Owen is fairly unhappy with his discoveries about the town but he's about to get caught firmly in the middle of it all. He is leery of the "meditating mayor" but is attracted to Trishna, the mayor's daughter, an ardent meditator herself. He agrees to coach the Maharishi High girls basketball team after their coach can't finish out the season. He loves basketball but has to come up with alternate ways to coach and relate to these girls; they have such a different mindset from Owen. When he puts aside his prejudices about the meditating town folk and his skeptical views of their practices, he learns to connect with the girls as individuals and as a team. But this knowledge of connection and understanding is unfotunately easily lost to him as he tries to find a way to forge a relationship with Trishna but then discovers that her father plans to buy the Martin farm, his personal heritage, and turn it into a meditation amusement park.

Owen feels the pull of his past and of small town life, not stopping to think to the future and how change can sometimes be a better, albeit scary, thing, a wonderful opportunity never before thought of. He is busy trying to fulfill what he assumes would be his late father's wishes without reference to what makes Owen himself happy and or what does the most good for others.
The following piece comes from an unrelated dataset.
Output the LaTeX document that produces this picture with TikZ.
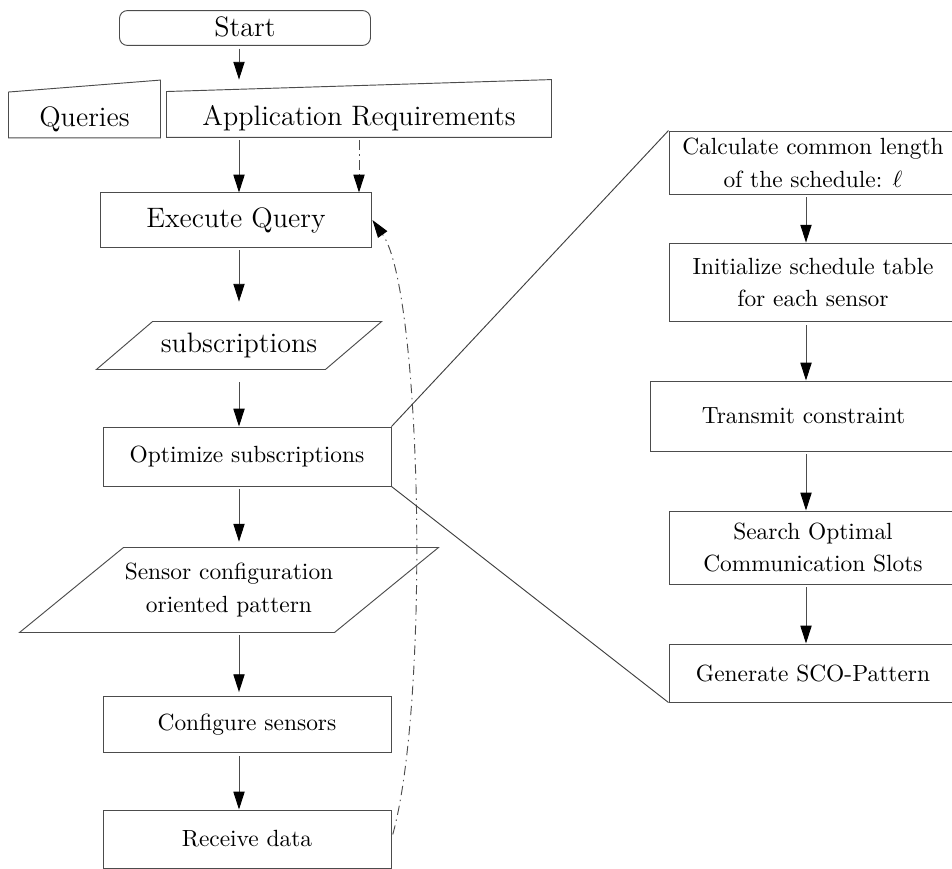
\documentclass[tikz,border=0pt]{standalone}
\usepackage{amsmath}
\usepackage{amssymb}
\usepackage{tikz}
\usetikzlibrary{arrows.meta}

\begin{document}
\begin{tikzpicture}[x=0.427pt,y=-0.427pt,
	box/.style={draw=black!70,rectangle,inner sep=0pt,align=center},
	plain/.style={inner sep=0pt,align=center},
	flow/.style={draw=black!70,-{Triangle[length=7.6pt,width=4.8pt,black]},shorten <=1.2pt},
	feedback/.style={flow,dash pattern=on 4pt off 2pt on 0.6pt off 2pt},
	zoomline/.style={draw=black!75}]
	\useasboundingbox (0,0) rectangle (952,869);
	\coordinate (lane) at (239,0);
	\coordinate (rlane) at (806,0);
	% left column
	\node[box,rounded corners=3.4pt,minimum width=107.2pt,minimum height=14.9pt,font=\large] (start) at (245,28) {\raisebox{-3.6pt}[0pt][0pt]{Start}};
	\node[plain,minimum width=64.5pt,minimum height=24.3pt,font=\large] (queries) at (84.5,109) {\raisebox{-7.4pt}[0pt][0pt]{Queries}};
	\node[plain,minimum width=164pt,minimum height=24.3pt,font=\large] (app) at (359,108.5) {\raisebox{-7.4pt}[0pt][0pt]{Application Requirements}};
	\draw[black!70] (queries.south west) -- ([yshift=-5.1pt]queries.north west) -- (queries.north east) -- (queries.south east) -- cycle;
	\draw[black!70] (app.south west) -- ([yshift=-5.1pt]app.north west) -- (app.north east) -- (app.south east) -- cycle;
	\node[box,minimum width=116.1pt,minimum height=23.1pt,font=\large] (exec) at (236,220) {Execute Query};
	\node[plain,minimum width=97.4pt,minimum height=20.1pt,font=\large] (subs) at (239,345.5) {subscriptions};
	\draw[black!70] ([xshift=-12pt]subs.south west) -- ([xshift=12pt]subs.north west) -- ([xshift=12pt]subs.north east) -- ([xshift=-12pt]subs.south east) -- cycle;
	\node[box,minimum width=123pt,minimum height=25.2pt] (opt) at (247,456.5) {Optimize subscriptions};
	\node[plain,minimum width=134.1pt,minimum height=35.9pt] (pattern) at (229,590) {Sensor configuration\\[2pt] oriented pattern};
	\draw[black!70] ([xshift=-22.2pt]pattern.south west) -- ([xshift=22.2pt]pattern.north west) -- ([xshift=22.2pt]pattern.north east) -- ([xshift=-22.2pt]pattern.south east) -- cycle;
	\node[box,minimum width=123pt,minimum height=24.3pt] (config) at (247,724.5) {Configure sensors};
	\node[box,minimum width=123pt,minimum height=24.8pt] (recv) at (247,839) {Receive data};
	% right column
	\node[box,minimum width=123pt,minimum height=26.9pt] (calc) at (813,162.5) {Calculate common length\\[2pt] of the schedule: $\ell$};
	\node[box,minimum width=123pt,minimum height=33.7pt] (init) at (813,282.5) {Initialize schedule table\\[2pt] for each sensor};
	\node[box,minimum width=131.1pt,minimum height=29.9pt] (trans) at (803.5,416) {Transmit constraint};
	\node[box,minimum width=123pt,minimum height=31.2pt] (search) at (813,547.5) {Search Optimal\\[2pt] Communication Slots};
	\node[box,minimum width=123pt,minimum height=24.8pt] (gen) at (813,673) {Generate SCO-Pattern};
	% connectors
	\draw[flow] (start.south -| lane) -- (app.north -| lane);
	\draw[flow] (app.south -| lane) -- (exec.north -| lane);
	\draw[feedback] (app.south -| 359,0) -- (exec.north -| 359,0);
	\draw[flow,shorten >=8.5pt] (exec.south -| lane) -- (subs.north -| lane);
	\draw[flow,shorten <=5.5pt] (subs.south -| lane) -- (opt.north -| lane);
	\draw[flow,shorten >=2.5pt] (opt.south -| lane) -- (pattern.north -| lane);
	\draw[flow,shorten >=1.5pt] (pattern.south -| lane) -- (config.north -| lane);
	\draw[flow] (config.south -| lane) -- (recv.north -| lane);
	\draw[feedback,shorten <=2pt] (recv.east) .. controls (430,700) and (422,290) .. (exec.east);
	\draw[flow] (calc.south -| rlane) -- (init.north -| rlane);
	\draw[flow] (init.south -| rlane) -- (trans.north -| rlane);
	\draw[flow] (trans.south -| rlane) -- (search.north -| rlane);
	\draw[flow] (search.south -| rlane) -- (gen.north -| rlane);
	\draw[zoomline] (opt.north east) -- (calc.north west);
	\draw[zoomline] (opt.south east) -- (gen.south west);
\end{tikzpicture}
\end{document}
It is only in compromising and learning to accept difference that Owen will find happiness, open himself to love, and truly feel like he's found his home, changed though it might be. The story as a whole is a little bit wacky (although the town is in fact based on a real place) and the ending is a little preposterous and over the top (then again, the reader sort of it expects it by the end) but in general it's sweet and kooky and it has a wonderful farting English bulldog, Stella, in it. Long has done a good job showing the extremes that breed fear, rejection, and divisiveness and of the ways in which a little attempt at understanding can make such a mutually beneficial difference. This is an amusing and fast-paced novel that reminds you that you can't go home again but that might be the best thing after all if it helps you to grow, accept change, and learn new and different things.

Thanks to the publisher and Book Sparks PR for sending me a copy of the book to review.